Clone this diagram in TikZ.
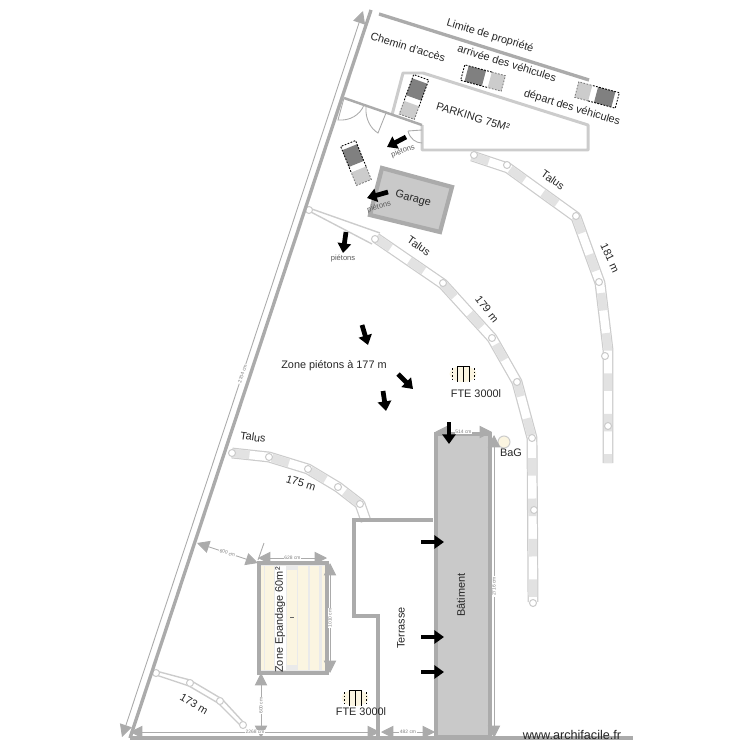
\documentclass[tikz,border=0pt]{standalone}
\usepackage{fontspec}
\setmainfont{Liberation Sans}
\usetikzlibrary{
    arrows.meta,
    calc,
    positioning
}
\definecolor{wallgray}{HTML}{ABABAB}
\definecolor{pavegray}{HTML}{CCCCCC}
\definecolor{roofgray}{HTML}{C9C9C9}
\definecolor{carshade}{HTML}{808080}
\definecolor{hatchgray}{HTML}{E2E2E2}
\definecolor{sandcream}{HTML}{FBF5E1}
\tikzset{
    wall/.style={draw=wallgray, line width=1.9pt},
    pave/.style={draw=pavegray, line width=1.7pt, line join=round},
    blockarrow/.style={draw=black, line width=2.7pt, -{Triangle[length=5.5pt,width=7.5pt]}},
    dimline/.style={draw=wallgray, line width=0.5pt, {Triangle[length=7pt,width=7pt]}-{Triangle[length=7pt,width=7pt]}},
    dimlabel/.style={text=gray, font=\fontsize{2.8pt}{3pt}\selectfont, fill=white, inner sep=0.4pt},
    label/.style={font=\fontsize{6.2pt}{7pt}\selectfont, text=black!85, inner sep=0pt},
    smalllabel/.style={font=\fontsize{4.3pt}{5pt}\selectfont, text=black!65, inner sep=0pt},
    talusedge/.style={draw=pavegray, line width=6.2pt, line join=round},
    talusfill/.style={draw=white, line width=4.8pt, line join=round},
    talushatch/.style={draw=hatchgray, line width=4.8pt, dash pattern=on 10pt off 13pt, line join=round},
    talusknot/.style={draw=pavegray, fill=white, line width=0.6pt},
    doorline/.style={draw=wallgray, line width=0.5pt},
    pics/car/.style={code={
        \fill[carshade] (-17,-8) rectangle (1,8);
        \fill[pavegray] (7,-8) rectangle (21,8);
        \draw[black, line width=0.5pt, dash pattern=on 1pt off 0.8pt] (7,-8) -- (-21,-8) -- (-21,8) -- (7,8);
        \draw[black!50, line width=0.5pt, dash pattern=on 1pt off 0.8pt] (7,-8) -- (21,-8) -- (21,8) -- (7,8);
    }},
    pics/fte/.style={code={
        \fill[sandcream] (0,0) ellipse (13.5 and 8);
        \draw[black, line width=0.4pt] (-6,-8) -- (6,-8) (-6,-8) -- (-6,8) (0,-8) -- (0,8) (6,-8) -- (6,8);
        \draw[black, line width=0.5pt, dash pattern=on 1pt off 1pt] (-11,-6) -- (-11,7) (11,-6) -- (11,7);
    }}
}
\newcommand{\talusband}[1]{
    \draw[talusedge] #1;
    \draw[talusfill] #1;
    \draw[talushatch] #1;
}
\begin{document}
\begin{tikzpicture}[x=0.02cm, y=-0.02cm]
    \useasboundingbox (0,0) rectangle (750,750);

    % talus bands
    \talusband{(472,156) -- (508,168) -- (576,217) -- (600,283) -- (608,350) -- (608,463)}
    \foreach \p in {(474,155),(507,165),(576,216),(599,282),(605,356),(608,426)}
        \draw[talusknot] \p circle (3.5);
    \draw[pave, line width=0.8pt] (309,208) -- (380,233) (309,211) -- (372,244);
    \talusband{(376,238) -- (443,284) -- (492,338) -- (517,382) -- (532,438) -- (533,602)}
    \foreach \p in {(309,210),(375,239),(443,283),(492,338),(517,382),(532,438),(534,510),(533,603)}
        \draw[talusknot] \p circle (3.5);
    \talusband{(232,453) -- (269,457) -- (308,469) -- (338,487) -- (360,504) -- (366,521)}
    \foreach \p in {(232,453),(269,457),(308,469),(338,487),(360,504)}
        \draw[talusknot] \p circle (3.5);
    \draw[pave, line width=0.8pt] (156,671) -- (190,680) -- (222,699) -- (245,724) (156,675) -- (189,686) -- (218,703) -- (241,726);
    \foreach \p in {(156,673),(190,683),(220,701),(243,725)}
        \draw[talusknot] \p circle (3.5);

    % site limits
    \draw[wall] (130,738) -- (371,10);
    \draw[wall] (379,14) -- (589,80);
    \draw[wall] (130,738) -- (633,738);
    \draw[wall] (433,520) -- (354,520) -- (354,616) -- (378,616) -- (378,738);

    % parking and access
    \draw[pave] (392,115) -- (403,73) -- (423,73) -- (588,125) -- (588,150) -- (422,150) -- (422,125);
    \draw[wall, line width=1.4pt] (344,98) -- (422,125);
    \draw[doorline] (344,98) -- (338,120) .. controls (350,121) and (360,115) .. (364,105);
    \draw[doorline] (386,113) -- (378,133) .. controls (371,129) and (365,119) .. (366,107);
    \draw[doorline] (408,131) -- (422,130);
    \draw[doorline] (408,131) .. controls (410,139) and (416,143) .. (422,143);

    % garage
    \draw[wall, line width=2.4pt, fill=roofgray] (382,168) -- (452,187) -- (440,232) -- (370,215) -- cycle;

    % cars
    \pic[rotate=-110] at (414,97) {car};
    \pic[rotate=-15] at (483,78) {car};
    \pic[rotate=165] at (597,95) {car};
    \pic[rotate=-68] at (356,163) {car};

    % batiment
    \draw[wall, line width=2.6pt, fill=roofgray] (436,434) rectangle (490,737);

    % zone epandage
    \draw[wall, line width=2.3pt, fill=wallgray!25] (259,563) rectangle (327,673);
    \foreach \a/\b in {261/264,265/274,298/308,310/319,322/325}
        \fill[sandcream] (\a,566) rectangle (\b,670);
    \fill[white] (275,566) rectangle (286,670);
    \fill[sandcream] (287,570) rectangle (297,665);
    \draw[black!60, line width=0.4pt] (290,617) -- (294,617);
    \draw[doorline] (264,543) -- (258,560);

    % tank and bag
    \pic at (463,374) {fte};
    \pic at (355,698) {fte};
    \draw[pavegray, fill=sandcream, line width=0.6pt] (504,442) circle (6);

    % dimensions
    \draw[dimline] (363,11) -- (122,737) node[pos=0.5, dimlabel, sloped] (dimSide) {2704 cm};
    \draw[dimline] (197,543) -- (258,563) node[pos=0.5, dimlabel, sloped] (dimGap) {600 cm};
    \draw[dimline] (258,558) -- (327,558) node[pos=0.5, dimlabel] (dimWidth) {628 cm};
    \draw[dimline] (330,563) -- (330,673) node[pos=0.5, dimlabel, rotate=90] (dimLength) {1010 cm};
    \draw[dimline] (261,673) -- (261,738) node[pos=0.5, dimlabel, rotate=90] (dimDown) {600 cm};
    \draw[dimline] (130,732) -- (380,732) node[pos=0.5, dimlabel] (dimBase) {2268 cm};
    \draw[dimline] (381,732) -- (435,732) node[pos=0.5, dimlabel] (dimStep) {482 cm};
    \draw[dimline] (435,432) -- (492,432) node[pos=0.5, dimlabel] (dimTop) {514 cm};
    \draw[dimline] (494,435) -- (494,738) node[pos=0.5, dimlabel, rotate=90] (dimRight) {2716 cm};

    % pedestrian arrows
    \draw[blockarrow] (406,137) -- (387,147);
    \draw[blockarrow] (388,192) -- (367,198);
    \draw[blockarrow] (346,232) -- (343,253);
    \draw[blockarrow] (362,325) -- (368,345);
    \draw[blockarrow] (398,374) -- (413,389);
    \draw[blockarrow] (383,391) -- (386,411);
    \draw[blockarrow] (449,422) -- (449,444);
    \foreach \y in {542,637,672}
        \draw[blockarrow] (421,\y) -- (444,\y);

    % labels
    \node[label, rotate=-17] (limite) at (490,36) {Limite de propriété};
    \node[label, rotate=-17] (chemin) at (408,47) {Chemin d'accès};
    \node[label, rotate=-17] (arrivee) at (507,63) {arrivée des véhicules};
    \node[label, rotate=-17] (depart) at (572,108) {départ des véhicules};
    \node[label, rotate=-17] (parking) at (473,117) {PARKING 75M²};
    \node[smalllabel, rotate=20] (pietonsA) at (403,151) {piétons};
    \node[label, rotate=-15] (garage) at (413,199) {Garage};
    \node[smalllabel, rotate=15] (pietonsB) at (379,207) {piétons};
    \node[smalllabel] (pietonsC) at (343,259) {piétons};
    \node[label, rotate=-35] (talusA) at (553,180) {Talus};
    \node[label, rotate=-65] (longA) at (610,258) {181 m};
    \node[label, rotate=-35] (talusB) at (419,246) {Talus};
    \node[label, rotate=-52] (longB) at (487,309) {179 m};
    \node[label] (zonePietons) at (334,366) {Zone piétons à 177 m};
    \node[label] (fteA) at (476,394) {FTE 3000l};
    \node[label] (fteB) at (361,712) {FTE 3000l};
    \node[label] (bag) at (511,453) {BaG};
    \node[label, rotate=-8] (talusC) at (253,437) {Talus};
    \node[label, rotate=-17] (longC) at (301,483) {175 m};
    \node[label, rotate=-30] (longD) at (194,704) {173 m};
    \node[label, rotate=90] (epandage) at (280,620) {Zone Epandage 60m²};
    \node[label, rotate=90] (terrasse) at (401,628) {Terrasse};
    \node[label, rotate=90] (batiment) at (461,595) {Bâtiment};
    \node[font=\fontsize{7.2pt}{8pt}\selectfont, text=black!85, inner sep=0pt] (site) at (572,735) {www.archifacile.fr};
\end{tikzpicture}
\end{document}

**********

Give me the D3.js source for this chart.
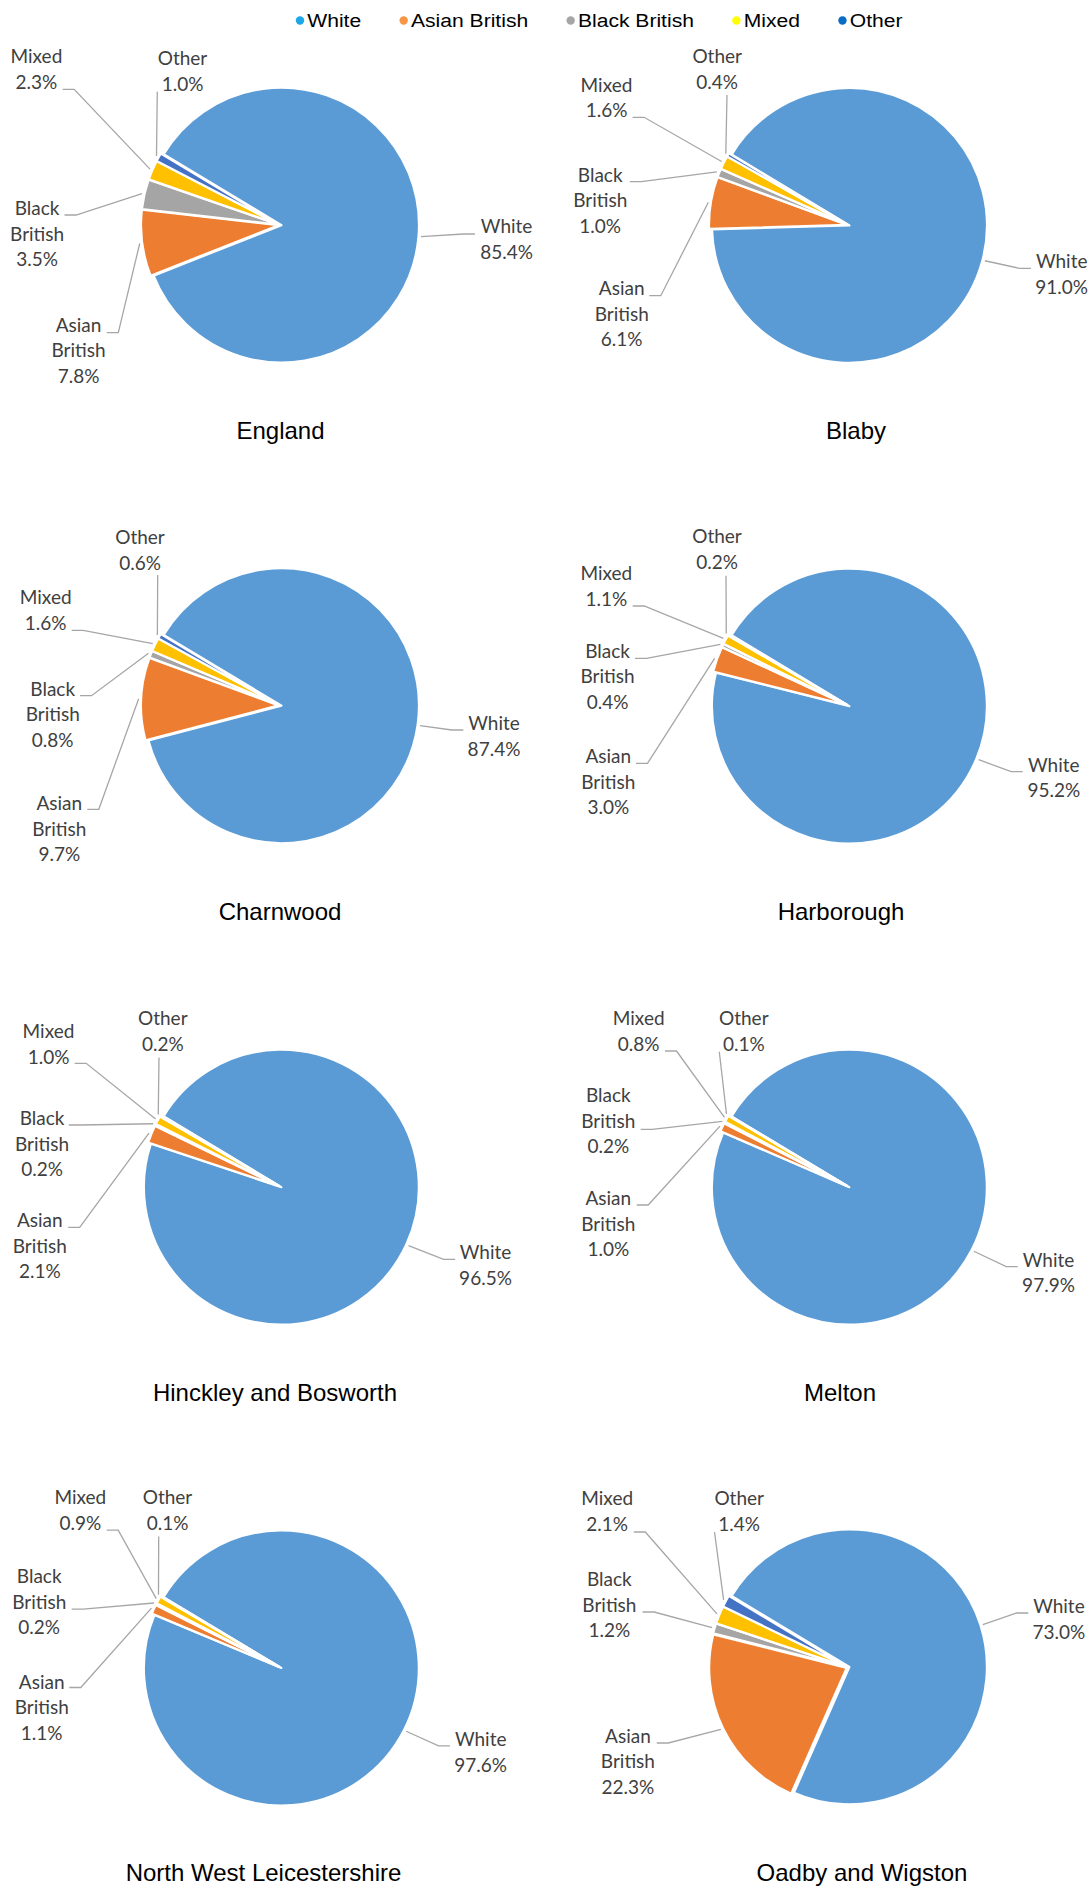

**********

*EXERCISE:*
State the number of lines that contain the string "this", with no other words.

*REPLY:*
2